Gonzalez succeeded Martin. After “Why You Don’t Want to Date Me” came “Chris,” a bizarre and ribald autobiographical account of a sexual encounter with a 43-year-old man. Provoking giggles and grimaces in equal measure and often simultaneously, the piece succeeded in its anti-erotic depictions. “He made a strange guttural noise and I thought maybe he was going to vomit,” Gonzalez said of her partner’s grotesque orgasm. Her assured, ironic delivery proved a pitch-perfect complement. However edgy the prose, shock value was not its apparent intent. At the poetry’s core, the relationship between these two characters resonated on an unexpectedly moving human level, providing a gratifying climax to the evening.
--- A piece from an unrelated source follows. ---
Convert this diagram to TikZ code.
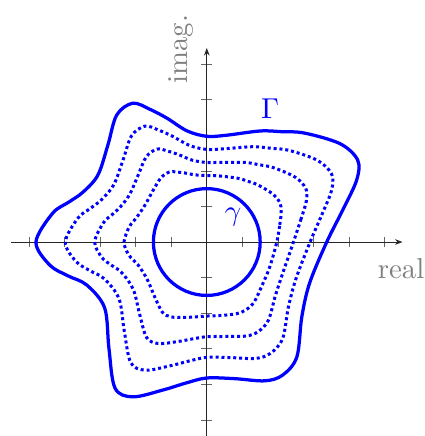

Chloe Caldwell closed the event. The writer shared excerpts from Women, her autobiographical novella about a sexually confused 20-something and her affair with an older lesbian in a committed relationship, which SF/LD published this month. Caldwell’s delivery was poised and powerful. The hollowness of her voice evoked the stunned bemusement with which one narrates an explosion, effectively expressing the raw poignancy of her prose (“I buy anthologies about women coming out of the closet and leave them on the coffee table. In the morning I masturbate repeatedly”). With steady assurance, Caldwell guided listeners through her narrator’s tumultuous soul-search, gliding effortlessly from anguish to exhilaration, fragility to overconfidence, longing to revulsion, providing the finishing touch to a sometimes messy but always memorable evening.